Diverso è il caso del litisconsorte necessario pretermesso. In tale ipotesi, il terzo può sempre intervenire, sia che abbia sottoscritto l’accordo compromissorio, sia che non l’abbia sottoscritto, senza necessità di consenso alcuno (Marengo, Processo arbitrale, in Riv. Arb., 2005, 802; Odorisio, Prime osservazioni alla nuova disciplina dell’arbitrato, in Riv. Dir. Proc., 2006, 262). Se, invece, ha sottoscritto la clausola compromissoria, la chiamata nel procedimento arbitrale può avvenire ad opera delle parti direttamente o in conseguenza dell’ordine degli arbitri di integrare il contraddittorio. Non può, invece, essere obbligato a partecipare al processo arbitrale il terzo che non abbia sottoscritto l’accordo compromissorio.

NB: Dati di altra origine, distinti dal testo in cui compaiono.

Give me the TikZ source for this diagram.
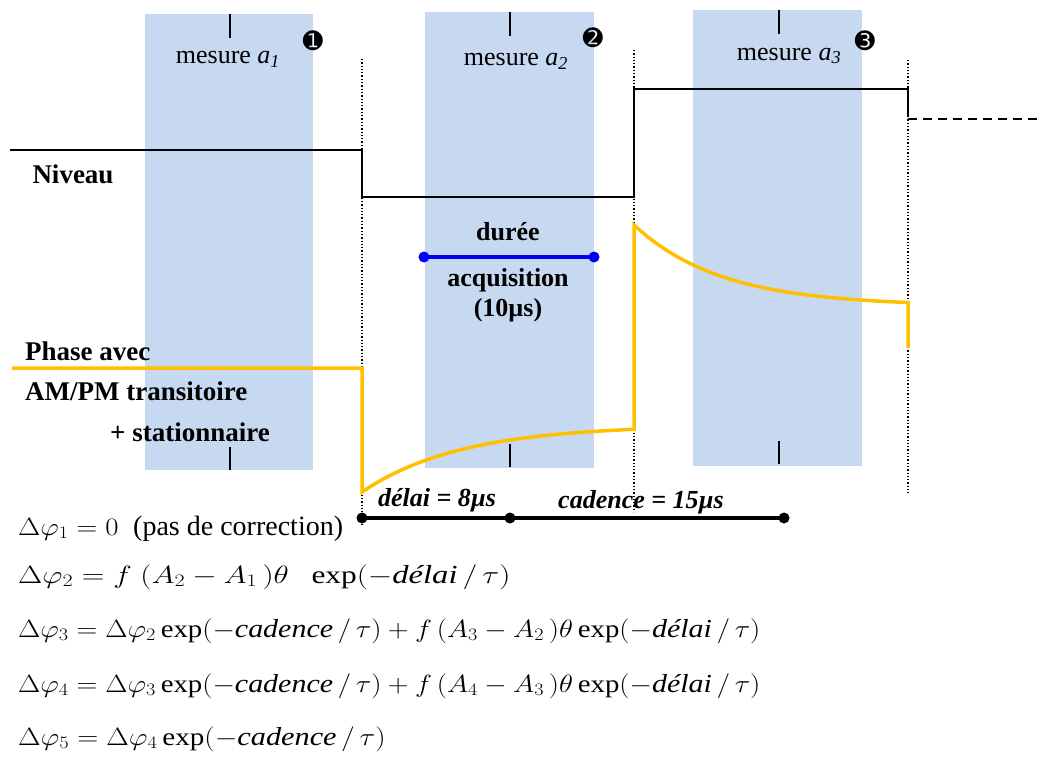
\RequirePackage{fix-cm}
\documentclass[tikz,border=0pt]{standalone}
\usepackage{fontspec}
\setmainfont{Liberation Serif}
\newfontfamily\dvfont{DejaVu Sans}
\newcommand{\itw}[1]{\mbox{\fontsize{26}{30}\selectfont\itshape #1}}
\newcommand{\ovr}{\,\big/\,}
\begin{document}
\begin{tikzpicture}[x=1pt,y=-1pt,
  meas/.style={fill=blueband,draw=none},
  tickline/.style={line width=2pt},
  level/.style={line width=2pt,line join=miter},
  phase/.style={line width=3.5pt,color=orangeph,line join=miter},
  sep/.style={dotted,line width=1.3pt},
  lbl/.style={font=\fontsize{26}{30}\selectfont,inner sep=0pt},
  blbl/.style={font=\fontsize{27}{32}\selectfont\bfseries,inner sep=0pt},
  num/.style={font=\fontsize{24}{28}\selectfont\dvfont,inner sep=0pt},
  eqn/.style={font=\fontsize{25}{30}\selectfont,inner sep=0pt,anchor=base west}
]
\definecolor{blueband}{RGB}{198,217,240}
\definecolor{orangeph}{RGB}{255,192,0}
\definecolor{durblue}{RGB}{0,0,245}
\useasboundingbox (0,0) rectangle (1043,765);

% measurement bands
\fill[meas] (145,14) rectangle (313,470);
\fill[meas] (425,12) rectangle (594,468);
\fill[meas] (693,10) rectangle (862,466);

% ticks
\draw[tickline] (230,14) -- (230,38);
\draw[tickline] (510,12) -- (510,36);
\draw[tickline] (779,10) -- (779,34);
\draw[tickline] (230,447) -- (230,470);
\draw[tickline] (510,444) -- (510,467);
\draw[tickline] (779,441) -- (779,464);

% labels for measures
\node[lbl] (m1) at (228,59) {mesure \textit{a\textsubscript{1}}};
\node[lbl] (m2) at (516,61) {mesure \textit{a\textsubscript{2}}};
\node[lbl] (m3) at (789,56) {mesure \textit{a\textsubscript{3}}};
\node[num] (n1) at (313,41) {➊};
\node[num] (n2) at (593,38) {➋};
\node[num] (n3) at (865,41) {➌};

% dotted separators
\coordinate (s1t) at (362,59);  \coordinate (s1b) at (362,525);
\coordinate (s2t) at (634,50);  \coordinate (s2b) at (634,512);
\coordinate (s3t) at (908,60);  \coordinate (s3b) at (908,493);
\draw[sep] (s1t) -- (s1b);
\draw[sep] (s2t) -- (s2b);
\draw[sep] (s3t) -- (s3b);

% level curve
\coordinate (L0) at (10,150);
\coordinate (L1) at (362,150);
\coordinate (L2) at (362,197);
\coordinate (L3) at (634,197);
\coordinate (L4) at (634,89);
\coordinate (L5) at (908,89);
\coordinate (L6) at (908,116);
\coordinate (L7) at (908,119);
\coordinate (L8) at (1043,119);
\draw[level] (L0) -- (L1) -- (L2) -- (L3) -- (L4) -- (L5) -- (L6);
\draw[line width=2pt,dash pattern=on 9pt off 6pt] (L7) -- (L8);
\node[blbl] (niv) at (73,174) {Niveau};

% phase curve
\coordinate (P0) at (12,368);
\coordinate (P1) at (362,368);
\draw[phase] (P0) -- (P1) -- (362,492)
  -- plot[domain=362:634,samples=80] (\x,{425+67*exp(-(\x-362)/99)})
  -- (634,225)
  -- plot[domain=634:908,samples=80] (\x,{306-81*exp(-(\x-634)/87)})
  -- (908,348);

\node[blbl,anchor=west] (ph1) at (25,351) {Phase avec};
\node[blbl,anchor=west] (ph2) at (25,391) {AM/PM transitoire};
\node[blbl,anchor=west] (ph3) at (110,432) {+ stationnaire};

% acquisition duration
\coordinate (d1) at (424,257);
\coordinate (d2) at (594,257);
\draw[durblue,line width=3.5pt] (d1) -- (d2);
\fill[durblue] (d1) circle[radius=5.5pt] (d2) circle[radius=5.5pt];
\node[blbl,font=\fontsize{26}{30}\selectfont\bfseries] (dur) at (508,232) {durée};
\node[blbl,font=\fontsize{26}{30}\selectfont\bfseries] (acq) at (508,280) {acquisition};
\node[blbl,font=\fontsize{26}{30}\selectfont\bfseries] (tdix) at (508,310) {(10µs)};

% timing bar
\coordinate (b1) at (362,518);
\coordinate (b2) at (510,518);
\coordinate (b3) at (784,518);
\draw[line width=3.5pt] (b1) -- (b2) -- (b3);
\fill (b1) circle[radius=5.5pt] (b2) circle[radius=5.5pt] (b3) circle[radius=5.5pt];
\node[blbl,font=\fontsize{26}{30}\selectfont\bfseries\itshape] (del) at (437,500) {délai = 8µs};
\node[blbl,font=\fontsize{26}{30}\selectfont\bfseries\itshape] (cad) at (641,502) {cadence = 15µs};

% formulas
\node[eqn] (e1) at (18,535) {\scalebox{1.15}[1]{$\Delta\varphi_1 = 0$}};
\node[eqn,font=\fontsize{28}{32}\selectfont] (e1b) at (133,535) {(pas de correction)};
\node[eqn] (e2) at (18,583) {\scalebox{1.255}[1]{$\Delta\varphi_2 = f\;(A_2 - A_1\,)\theta\;\; \exp(-\itw{délai}\ovr\tau)$}};
\node[eqn] (e3) at (18,637) {\scalebox{1.152}[1]{$\Delta\varphi_3 = \Delta\varphi_2\exp(-\itw{cadence}\ovr\tau) + f\,(A_3 - A_2\,)\theta\exp(-\itw{délai}\ovr\tau)$}};
\node[eqn] (e4) at (18,692) {\scalebox{1.152}[1]{$\Delta\varphi_4 = \Delta\varphi_3\exp(-\itw{cadence}\ovr\tau) + f\,(A_4 - A_3\,)\theta\exp(-\itw{délai}\ovr\tau)$}};
\node[eqn] (e5) at (18,745) {\scalebox{1.165}[1]{$\Delta\varphi_5 = \Delta\varphi_4\exp(-\itw{cadence}\ovr\tau)$}};
\end{tikzpicture}
\end{document}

La conseguenza della mancata integrazione del contraddittorio è l’improcedibilità dell’arbitrato, per interpretazione analogica dell’art. 816 quater, ult. co. (Verde, Lineamenti di diritto dell’arbitrato, Torino, 2006, 110). In conseguenza della dichiarazione di improcedibilità, ciascuna delle parti potrà adire l’autorità giudiziaria ordinaria.